City Hall has recently taken a step in the right direction, demonstrating it recognizes the importance of correcting this issue. It committed under a February 2023 labor agreement to offer eligible existing employees a minor salary increase and one-time bonus, as well as to set aside salary funds for new hires in hard-to-recruit roles. Though these steps are promising, they need to be rolled out expeditiously and strategically and are not sufficient on their own to retain and recruit top talent. They must be meaningfully expanded upon to build the modern, optimized workforce New Yorkers deserve. This includes easing barriers to growth opportunities for deserving employees and granting hiring managers flexibility in the salaries they can offer new hires, alongside the other recommendations we have presented in this report.
Nearly 8% of roles across City agencies are vacant, but they are far higher in some of the agencies providing mission-critical services to some of the city’s most vulnerable residents.
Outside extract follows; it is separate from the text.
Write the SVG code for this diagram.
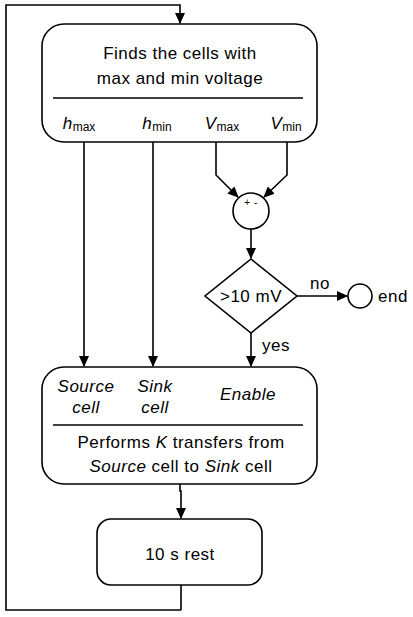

The reduction in the workforce has stalled affordable housing projects and delayed moves from shelter to permanent housing. Low-income families are waiting for nutrition assistance to buy groceries and inspections of potentially dangerous housing conditions are taking longer than usual. These and many other documented service interruptions have been directly tied to staffing shortages and the true impact is likely far greater than what has been reported. At the same time, New York City faces looming economic uncertainties that demand a fiscally disciplined approach to this staffing crisis. We offer a comprehensive plan for talent retention, recruitment, and internal workforce policies so that we may rightsize the government. The municipal staffing shortage has reached a crisis point. The City must resolve it quickly to ensure New York has a strong recovery and thrives for generations to come.